Dans ses vux de nouvel an, le président enfonce le clou : « L’année 2007 qui commence sera une année d’exorcisme collectif [] qui requiert un changement profond des mentalités, une révolution morale et éthique. » Une allocution que Gizenga aurait pu prononcer à la virgule près. L’exécutif bicéphale est sur la même longueur d’onde. Les équilibres politiques et régionaux seront respectés, mais on y ajoutera une touche de respectabilité et de bonne moralité. Au final, cela devrait donner naissance, autour du 10 janvier, à un gouvernement pléthorique d’une soixantaine de membres rassemblant une quarantaine de ministres – dont cinq avec le rang de ministre d’État – et une vingtaine de vice-ministres. Pour certains il s’agirait d’inconnus, de nouveaux venus, de technocrates, parfois issus de la diaspora. Deux ministres sans portefeuille (faisant office de directeur de cabinet) se verraient rattachés au président et au Premier ministre.
« Nous sommes confiants, sereins et prêts à assumer nos responsabilités », assure Sylvain Ngabu, le secrétaire permanent sortant du Palu, appelé à « de hautes fonctions étatiques », selon les propres termes de son collègue Mayobo. « Il n’y a pas de rivalités et nous n’avons pas modifié notre fonctionnement », ajoute le porte-parole qui souligne l’organisation rigoureuse de son parti beaucoup plus habitué à la rigueur de la clandestinité qu’aux délices du pouvoir. Telle une armée disciplinée, le Palu dispose d’un service courrier, protocole, logistique ainsi que d’une solide direction. La base est régulièrement consultée. Cela a été le cas lors de la candidature du « chef », dont la caution de 50 000 dollars a été payée par les militants sous forme de souscription. Les décisions sont prises collégialement au sein d’un comité exécutif national réunissant au moins trente membres ou bien par un conseil plus restreint.

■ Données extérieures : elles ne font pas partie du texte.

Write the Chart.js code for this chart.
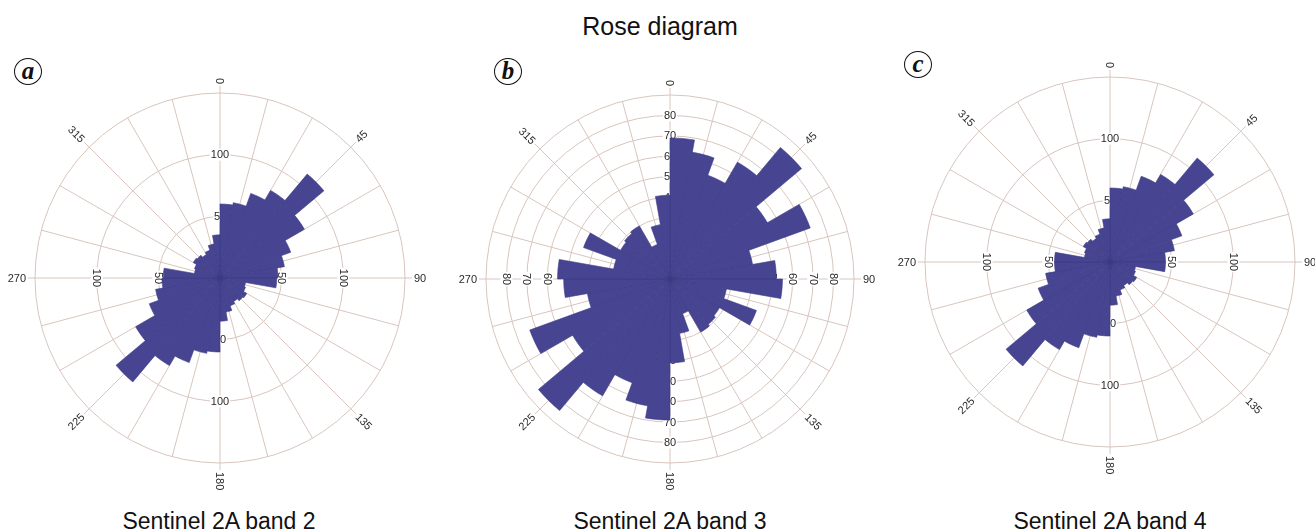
<!DOCTYPE html>
<html>
<head>
<meta charset="utf-8">
<script src="https://cdn.jsdelivr.net/npm/chart.js@4.4.0/dist/chart.umd.min.js"></script>
<style>
  html, body { margin: 0; padding: 0; background: #fff; }
  #wrap { position: relative; width: 1315px; height: 532px; overflow: hidden; background: #fff; font-family: "Liberation Sans", Arial, sans-serif; }
  canvas.rose { position: absolute; }
  .title { position: absolute; left: 0; width: 1320px; top: 12px; text-align: center; font-size: 25px; color: #111; }
  .sub { position: absolute; width: 320px; text-align: center; font-size: 23px; color: #111; top: 508px; }
  .tag { position: absolute; width: 28px; height: 27px; border: 1.6px solid #111; border-radius: 50%; font-family: "Liberation Serif", "DejaVu Serif", serif; font-style: italic; font-weight: bold; font-size: 25px; line-height: 24px; text-align: center; color: #111; box-sizing: border-box; }
</style>
</head>
<body>
<div id="wrap">
  <div class="title">Rose diagram</div>
  <div class="tag" style="left:14px; top:58px;">a</div>
  <div class="tag" style="left:494px; top:58px;">b</div>
  <div class="tag" style="left:904px; top:51px;">c</div>
  <canvas class="rose" id="ca" width="440" height="440" style="left:0px; top:58px;"></canvas>
  <canvas class="rose" id="cb" width="440" height="440" style="left:450px; top:59px;"></canvas>
  <canvas class="rose" id="cc" width="440" height="440" style="left:890px; top:42px;"></canvas>
  <div class="sub" style="left:59px;">Sentinel 2A band 2</div>
  <div class="sub" style="left:510px;">Sentinel 2A band 3</div>
  <div class="sub" style="left:950px;">Sentinel 2A band 4</div>
</div>
<script>
// ---- data ----
const sectors = ['0','10','20','30','40','50','60','70','80','90','100','110','120','130','140','150','160','170',
                 '180','190','200','210','220','230','240','250','260','270','280','290','300','310','320','330','340','350'];
const band2 = [60, 62, 73, 82, 110, 79, 61, 53, 47, 46, 21, 22, 25, 24, 22, 24, 28, 35,
               60, 62, 73, 82, 110, 79, 61, 53, 47, 46, 21, 22, 25, 24, 22, 24, 28, 35];
const band3 = [69, 63, 54, 66, 84, 55, 73, 41, 52, 55, 28, 45, 28, 29, 30, 18, 27, 41,
               69, 63, 54, 66, 84, 55, 73, 41, 52, 55, 28, 45, 28, 29, 30, 18, 27, 41];
const band4 = [60, 62, 74, 82, 110, 78, 62, 53, 45, 45, 21, 22, 25, 24, 22, 24, 28, 35,
               60, 62, 74, 82, 110, 78, 62, 53, 45, 45, 21, 22, 25, 24, 22, 24, 28, 35];
const ticks2 = [50, 100];
const ticks3 = [10, 20, 30, 40, 50, 60, 70, 80];
const ticks4 = [50, 100];
const directionLabels = ['0', '45', '90', '135', '180', '225', '270', '315'];
const spokeDegrees = [0, 15, 30, 45, 60, 75, 90, 105, 120, 135, 150, 165, 180, 195, 210, 225, 240, 255, 270, 285, 300, 315, 330, 345];

const barColor = '#474591';
const barBorder = '#3b3984';
const gridColor = '#d8c5bd';
const textColor = '#2a2a2a';
const labelFont = '11px "Liberation Sans", Arial, sans-serif';

const roseDecor = {
  id: 'roseDecor',
  beforeDatasetsDraw(chart, args, opts) {
    const s = chart.scales.r;
    const ctx = chart.ctx;
    const cx = s.xCenter, cy = s.yCenter, R = s.drawingArea;
    ctx.save();
    ctx.strokeStyle = gridColor;
    ctx.lineWidth = 1;
    spokeDegrees.forEach(deg => {
      const a = (deg - 90) * Math.PI / 180;
      const ext = deg % 45 === 0 ? 7 : 0;
      ctx.beginPath();
      ctx.moveTo(cx, cy);
      ctx.lineTo(cx + Math.cos(a) * (R + ext), cy + Math.sin(a) * (R + ext));
      ctx.stroke();
    });
    ctx.font = labelFont;
    ctx.textAlign = 'center';
    ctx.textBaseline = 'middle';
    opts.tickValues.forEach(v => {
      const d = s.getDistanceFromCenterForValue(v);
      const txt = String(v);
      const w = ctx.measureText(txt).width;
      [[0, -1, 0], [1, 0, 90], [0, 1, 0], [-1, 0, 90]].forEach(([dx, dy, rot]) => {
        ctx.save();
        ctx.translate(cx + dx * d, cy + dy * d);
        ctx.rotate(rot * Math.PI / 180);
        ctx.fillStyle = '#fff';
        ctx.fillRect(-w / 2 - 1, -6, w + 2, 12);
        ctx.fillStyle = textColor;
        ctx.fillText(txt, 0, 0.5);
        ctx.restore();
      });
    });
    ctx.restore();
  },
  afterDatasetsDraw(chart) {
    const s = chart.scales.r;
    const ctx = chart.ctx;
    const cx = s.xCenter, cy = s.yCenter, R = s.drawingArea;
    ctx.save();
    ctx.font = labelFont;
    ctx.fillStyle = textColor;
    ctx.textAlign = 'center';
    ctx.textBaseline = 'middle';
    directionLabels.forEach(lbl => {
      const deg = Number(lbl);
      const a = (deg - 90) * Math.PI / 180;
      const w = ctx.measureText(lbl).width;
      const dist = R + 9 + w / 2;
      let rot = deg - 90;
      if (rot > 90) rot -= 180;
      if (rot <= -90) rot += 180;
      ctx.save();
      ctx.translate(cx + Math.cos(a) * dist, cy + Math.sin(a) * dist);
      ctx.rotate(rot * Math.PI / 180);
      ctx.fillText(lbl, 0, 0.5);
      ctx.restore();
    });
    ctx.restore();
  }
};

function makeRose(id, values, maxVal, step, tickValues, pad) {
  new Chart(document.getElementById(id), {
    type: 'polarArea',
    data: {
      labels: sectors,
      datasets: [{
        data: values,
        backgroundColor: barColor,
        borderColor: barBorder,
        borderWidth: 0.6
      }]
    },
    options: {
      responsive: false,
      animation: false,
      layout: { padding: pad },
      plugins: {
        legend: { display: false },
        tooltip: { enabled: false },
        roseDecor: { tickValues: tickValues }
      },
      scales: {
        r: {
          min: 0,
          max: maxVal,
          startAngle: 0,
          ticks: { stepSize: step, display: false },
          grid: { circular: true, color: gridColor, lineWidth: 1 },
          angleLines: { display: false },
          pointLabels: { display: false }
        }
      }
    },
    plugins: [roseDecor]
  });
}

makeRose('ca', band2, 150, 50, ticks2, 35);
makeRose('cb', band3, 90, 10, ticks3, 36);
makeRose('cc', band4, 150, 50, ticks4, 35);
</script>
</body>
</html>
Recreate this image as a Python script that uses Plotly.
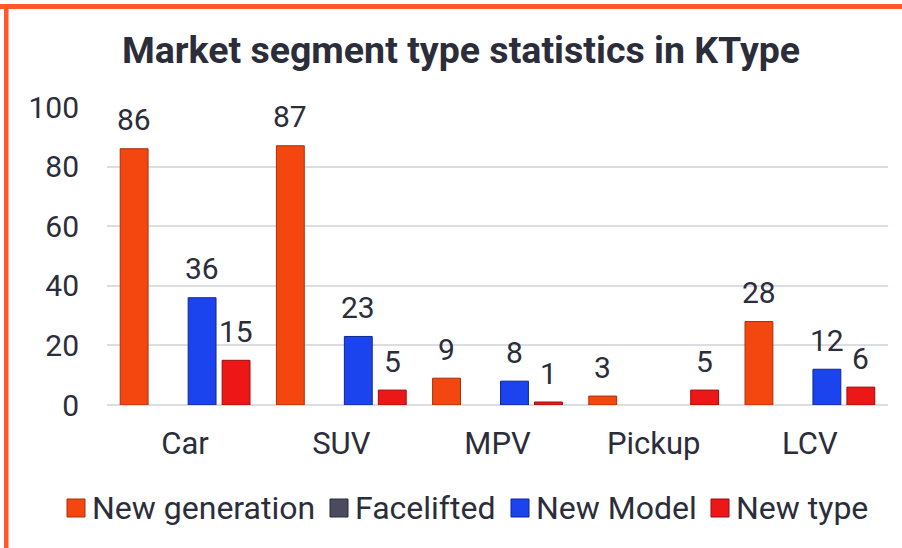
import plotly.graph_objects as go

categories = ["Car", "SUV", "MPV", "Pickup", "LCV"]
new_generation = [86, 87, 9, 3, 28]
facelifted = [0, 0, 0, 0, 0]
new_model = [36, 23, 8, 0, 12]
new_type = [15, 5, 1, 5, 6]
y_ticks = [0, 20, 40, 60, 80, 100]

series_names = ["New generation", "Facelifted", "New Model", "New type"]
series_values = [new_generation, facelifted, new_model, new_type]
series_colors = ["#f4470f", "#4b4b60", "#1c44ee", "#ee1717"]
series_edges = ["#a83008", "#2a2a38", "#0f2690", "#9a0c0c"]

W, H = 902, 548
ml, mr, mt, mb = 107, 14, 107, 143
pw, ph = W - ml - mr, H - mt - mb
text_color = "#2b2d3a"
font_family = "Roboto, Arial, sans-serif"
bargap = 0.13
label_size = 30

fig = go.Figure()
for name, vals, col, edge in zip(series_names, series_values, series_colors, series_edges):
    fig.add_trace(go.Bar(
        name=name, x=categories, y=vals, showlegend=False,
        marker=dict(color=col, line=dict(color=edge, width=[1 if v else 0 for v in vals])),
    ))

def px_x(p):
    return (p - ml) / pw

def px_y(p):
    return (H - mb - p) / ph

# data labels placed above each bar
n_series = len(series_names)
cat_px = pw / len(categories)
slot_px = cat_px * (1 - bargap) / n_series
annotations = []
for i, vals in enumerate(series_values):
    off = (i - (n_series - 1) / 2) * slot_px
    for c, v in zip(categories, vals):
        if not v:
            continue
        annotations.append(dict(
            x=c, y=v, xref="x", yref="y", text=str(v), showarrow=False,
            xshift=off, yshift=29, yanchor="middle", xanchor="center",
            font=dict(size=label_size, color=text_color, family=font_family),
        ))

shapes = [
    dict(type="rect", xref="paper", yref="paper", x0=px_x(0), x1=px_x(W), y0=px_y(9), y1=px_y(4),
         fillcolor="#fe5a2a", line=dict(width=0), layer="above"),
    dict(type="rect", xref="paper", yref="paper", x0=px_x(4), x1=px_x(8.5), y0=px_y(H), y1=px_y(4),
         fillcolor="#fe5a2a", line=dict(width=0), layer="above"),
]

# legend (square swatch + label) at the bottom
legend_x = [67, 330, 511, 711]
legend_cy = 508
sq = 18
for name, col, edge, lx in zip(series_names, series_colors, series_edges, legend_x):
    shapes.append(dict(type="rect", xref="paper", yref="paper",
                       x0=px_x(lx), x1=px_x(lx + sq), y0=px_y(legend_cy + sq / 2), y1=px_y(legend_cy - sq / 2),
                       fillcolor=col, line=dict(color=edge, width=1)))
    annotations.append(dict(x=px_x(lx + sq + 5), y=px_y(legend_cy), xref="paper", yref="paper",
                            text=name, showarrow=False, xanchor="left", yanchor="middle",
                            font=dict(size=32, color=text_color, family=font_family)))

fig.update_layout(
    width=W, height=H,
    margin=dict(l=ml, r=mr, t=mt, b=mb),
    paper_bgcolor="white", plot_bgcolor="white",
    font=dict(family=font_family, color=text_color, size=30),
    title=dict(text="<b>Market segment type statistics in KType</b>", x=461 / W, xanchor="center",
               y=1 - 50 / H, yanchor="middle", font=dict(size=37.5, color=text_color)),
    barmode="group", bargap=bargap, bargroupgap=0.18,
    showlegend=False,
    yaxis=dict(range=[0, 100], tickvals=y_ticks, showgrid=True, gridcolor="#dcdce3", gridwidth=2,
               zeroline=True, zerolinecolor="#dcdce3", zerolinewidth=2, showline=False,
               ticks="", tickfont=dict(size=30), ticklabelstandoff=27),
    xaxis=dict(showline=False, ticks="", tickfont=dict(size=31), ticklabelstandoff=17),
    shapes=shapes,
    annotations=annotations,
)
fig.write_html("out.html", config={"displayModeBar": False},
               post_script="document.body.style.margin='0';")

Quant à Gizenga, il est resté le même malgré un agenda chargé et les nombreuses navettes effectuées entre le siège du Palu, dans le quartier de Limete, la primature et la présidence situées le long du fleuve Congo. Son équipe rapprochée est sollicitée, mais l’arbitrage final ne souffre d’aucune contestation. Il répartit les tâches au sein de son état-major, consulte les dossiers et tranche. Les demandes d’audiences sont nombreuses, mais sélectionnées sans concession. Il est levé à l’aube et s’impose la même discipline de vie. « Pas d’excès de table, pas d’alcool, de la lecture et du temps pour la réflexion. » « À présent, il va être bousculé, recevoir des flèches mais c’est la meilleure façon de mourir, laisser les siens sur le bon chemin et mettre fin à un système qui a détruit le pays », conclut son porte-parole. À 81 ans, ce sera le point d’orgue d’une carrière entamée en 1960. À l’époque, tout était différent dans ce qui allait devenir la République démocratique du Congo.